Calculation and Case Study of the CAPE Ratio

Calculation Method

  1. Collect the company's earnings data for the past 10 years (usually using earnings per share).
  2. Adjust the earnings data for inflation over the past 10 years to eliminate the impact of inflation on earnings.
  3. Divide the current stock price by the average inflation-adjusted earnings over the past 10 years to obtain the CAPE Ratio.

Case Study

Suppose a company's earnings per share over the past 10 years are: $10 in 2013, $12 in 2014, $14 in 2015, $16 in 2016, $18 in 2017, $20 in 2018, $22 in 2019, $24 in 2020, $26 in 2021, and $28 in 2022. Based on this, we calculate the company's 2022 CAPE Ratio.

  1. Calculate the average earnings over the past 10 years: (10 + 12 + 14 + 16 + 18 + 20 + 22 + 24 + 26 + 28) / 10 = $19.0.
  2. Adjust for inflation: Assuming the CPI in 2022 is 120, the inflation-adjusted earnings for 2022 = $28 / (CPI/100) = $28 / (120/100) = $23.33.
  3. Calculate the CAPE Ratio for 2022: Assuming the current stock price is $300, the CAPE Ratio = Current stock price / 2022 adjusted earnings = $300 / $23.33 ≈ 12.86.

The above calculation shows that the company's CAPE Ratio for 2022 is approximately 12.86.

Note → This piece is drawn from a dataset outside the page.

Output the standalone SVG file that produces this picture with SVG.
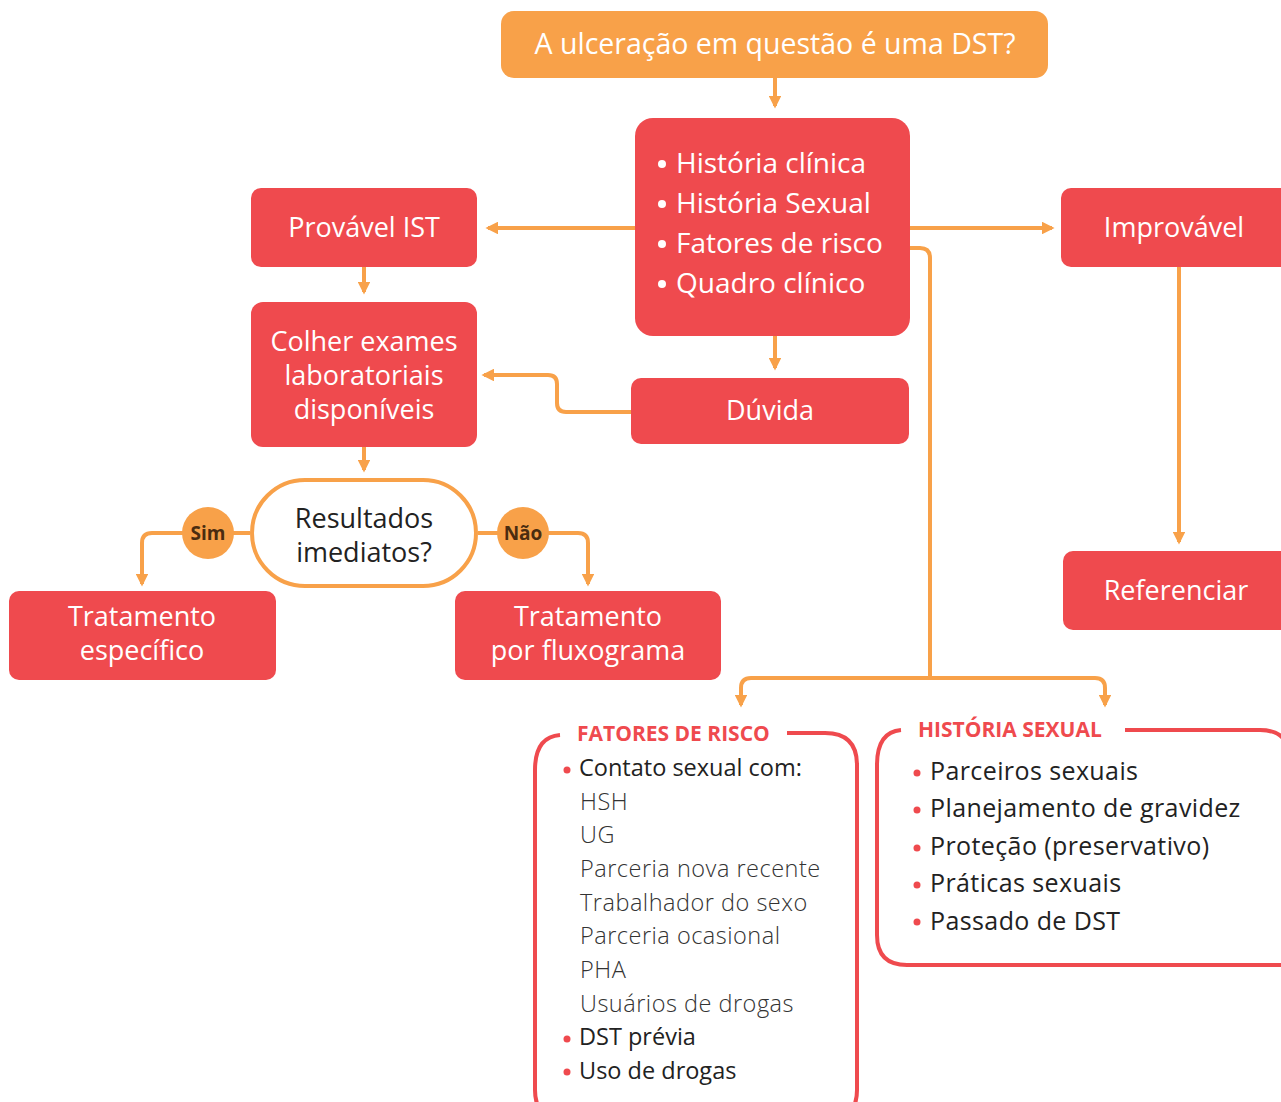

Risk Warning and Disclaimer

The market carries risks, and investment should be cautious. This article does not constitute personal investment advice and has not taken into account individual users' specific investment goals, financial situations, or needs. Users should consider whether any opinions, viewpoints, or conclusions in this article are suitable for their particular circumstances. Investing based on this is at one's own responsibility.